3/4 cup firmly packed brown sugar

1/4 cup butter/marg, softened

2 eggs

1 tsp vanilla

1/2 cup flower

1/4 tsp baking powder

2 cups chopped walnuts

Preheat oven to 350.

Coarsely chop 8 of the chocolate squares and set aside.

Microwave the remaining 8 squares of chocolate in large bowl on HIGH for 2 minutes, stirring after 1 minute. Stir until chocolate is completely melted. Add in sugar, butter, eggs and vanilla, stir until well blended.

Add flour and baking powder, mix well.

Stir in remaining chocolate pieces and walnuts.

Drop onto ungreased cookie sheets and bake 12 minutes or until cookies are puffed and shiny. Cool 1 minute on cookie sheet, cool completely on wire rack.

Makes about 2 to 2 1/2 dozen.


Molasses Crinkles

2 1/2 cups flour

2 tsp baking soda

1/4 tsp salt

2 tsp ground ginger

1 tsp cinnamon

1/2 tsp ground cloves

SIFT together all of the above ingredients and set aside.

With a mixer, combine:

1 cup vegetable shortening (I used crisco sticks, non-butter)

1 cup firmly packed brown sugar

and beat until well blended and smooth.

Beat in 1 egg.

Beat in 1/2 cup molasses, dark or light

Add 1/2 the flour mixture and beat on low speed until well blended. Add remaining flour and beat until blended. Scrape down the dough, beat additional 10 seconds. Cover bowl with plastic wrap and chill for 1 hour.

Preheat oven to 375. Leave baking sheets ungreased or line w/parchment paper.

Use a mini scoop and roll the dough into a ball then drop into granulated sugar.

Place on cookie sheet 2 inches apart (they spread slightly).

Bake for 10 minutes or until tops are firm. If you want a crunchier cookie, bake for 12 minutes.

Leave on cookie sheet for 1 minute; transfer to wire rack and cool completely.
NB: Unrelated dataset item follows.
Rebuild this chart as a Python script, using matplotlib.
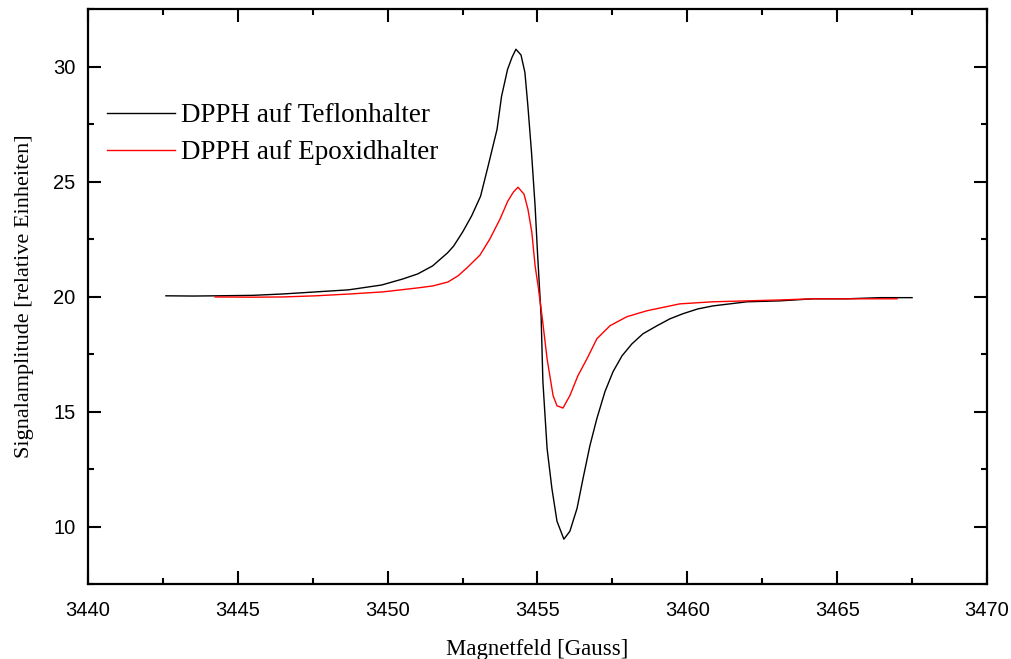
import matplotlib
matplotlib.use("Agg")
import matplotlib.pyplot as plt
from matplotlib.ticker import MultipleLocator

# field values [Gauss] and signal
field_teflon = [3442.6, 3443.5, 3444.3, 3445.5, 3446.5, 3447.6, 3448.7, 3449.8, 3450.5,
                3451.0, 3451.5, 3452.0, 3452.2, 3452.5, 3452.8, 3453.1, 3453.35, 3453.65,
                3453.8, 3454.0, 3454.15, 3454.28, 3454.45, 3454.58, 3454.68, 3454.8,
                3454.92, 3455.0, 3455.12, 3455.18, 3455.32, 3455.48, 3455.65, 3455.88,
                3456.08, 3456.32, 3456.52, 3456.75, 3456.98, 3457.25, 3457.52, 3457.82,
                3458.15, 3458.52, 3458.99, 3459.42, 3459.85, 3460.35, 3460.85, 3461.99,
                3463.09, 3464.19, 3465.33, 3466.43, 3467.5]
signal_teflon = [20.03, 20.02, 20.03, 20.05, 20.11, 20.20, 20.29, 20.50, 20.76,
                 20.98, 21.33, 21.90, 22.19, 22.80, 23.50, 24.36, 25.66, 27.27,
                 28.70, 29.87, 30.40, 30.75, 30.50, 29.74, 28.27, 26.27,
                 23.93, 21.90, 19.16, 16.30, 13.39, 11.66, 10.23, 9.45,
                 9.79, 10.79, 12.09, 13.52, 14.69, 15.86, 16.73, 17.42,
                 17.94, 18.38, 18.73, 19.03, 19.25, 19.46, 19.59, 19.77,
                 19.81, 19.90, 19.90, 19.95, 19.95]

field_epoxid = [3444.24, 3445.5, 3446.5, 3447.6, 3448.74, 3449.84, 3450.98, 3451.51,
                3452.01, 3452.35, 3452.65, 3453.08, 3453.41, 3453.75, 3454.01, 3454.2,
                3454.35, 3454.55, 3454.68, 3454.81, 3454.92, 3455.02, 3455.15, 3455.32,
                3455.52, 3455.65, 3455.85, 3456.08, 3456.35, 3456.65, 3456.98, 3457.42,
                3457.98, 3458.65, 3459.75, 3460.85, 3461.99, 3463.09, 3464.19, 3465.33,
                3466.43, 3467.0]
signal_epoxid = [19.98, 19.97, 19.98, 20.03, 20.11, 20.20, 20.37, 20.46,
                 20.63, 20.90, 21.25, 21.80, 22.50, 23.37, 24.15, 24.55,
                 24.75, 24.45, 23.80, 22.80, 21.33, 20.46, 19.16, 17.29,
                 15.69, 15.25, 15.15, 15.69, 16.56, 17.29, 18.16, 18.73,
                 19.12, 19.38, 19.68, 19.77, 19.81, 19.85, 19.90, 19.90,
                 19.90, 19.90]

labels = ["DPPH auf Teflonhalter", "DPPH auf Epoxidhalter"]

fig = plt.figure(figsize=(10.11, 6.59), dpi=100)
ax = fig.add_axes([88 / 1011, 1 - 584 / 659, 899 / 1011, 575 / 659])

ax.plot(field_teflon, signal_teflon, color="black", lw=1.0, label=labels[0])
ax.plot(field_epoxid, signal_epoxid, color="#ff0000", lw=1.0, label=labels[1])

ax.set_xlim(3440, 3470)
ax.set_ylim(7.5, 32.5)
ax.xaxis.set_major_locator(MultipleLocator(5))
ax.xaxis.set_minor_locator(MultipleLocator(2.5))
ax.yaxis.set_major_locator(MultipleLocator(5))
ax.yaxis.set_minor_locator(MultipleLocator(2.5))
ax.set_yticks([10, 15, 20, 25, 30])

for s in ax.spines.values():
    s.set_linewidth(1.6)
ax.tick_params(which="both", direction="in", top=True, right=True, width=1.5)
ax.tick_params(which="major", length=9.5)
ax.tick_params(which="minor", length=4.5)
ax.tick_params(axis="x", which="major", pad=12)
ax.tick_params(axis="y", which="major", pad=9)
for lab in ax.get_xticklabels() + ax.get_yticklabels():
    lab.set_fontfamily("Liberation Sans")
    lab.set_fontsize(14.5)

ax.set_xlabel("Magnetfeld [Gauss]", family="Liberation Serif", fontsize=16.5, labelpad=14)
ax.set_ylabel("Signalamplitude [relative Einheiten]", family="Liberation Serif", fontsize=16, labelpad=14)

ax.legend(loc="upper left", bbox_to_anchor=(0.021, 0.836), frameon=False,
          borderpad=0, borderaxespad=0, handlelength=2.5, handletextpad=0.22,
          labelspacing=0.45, prop={"family": "Liberation Serif", "size": 19.5})

fig.savefig("out.png", dpi=100)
Makes about 3 dozen cookies.

Posted by: Southern Maryland Mom | December 14, 2005 07:28 AM

So MD Mom,

Thanks very much for the cookie recipes! I'm baking tonight as well as this weekend and am definitely now planning on the One Bowl Chocolate Bliss Cookies. I'm still trying to dig up a sugar cookie recipe (my husband loves those old-fashioned sugar cookies). If I find ones that turns out well I'll post back in case anyone else is interested.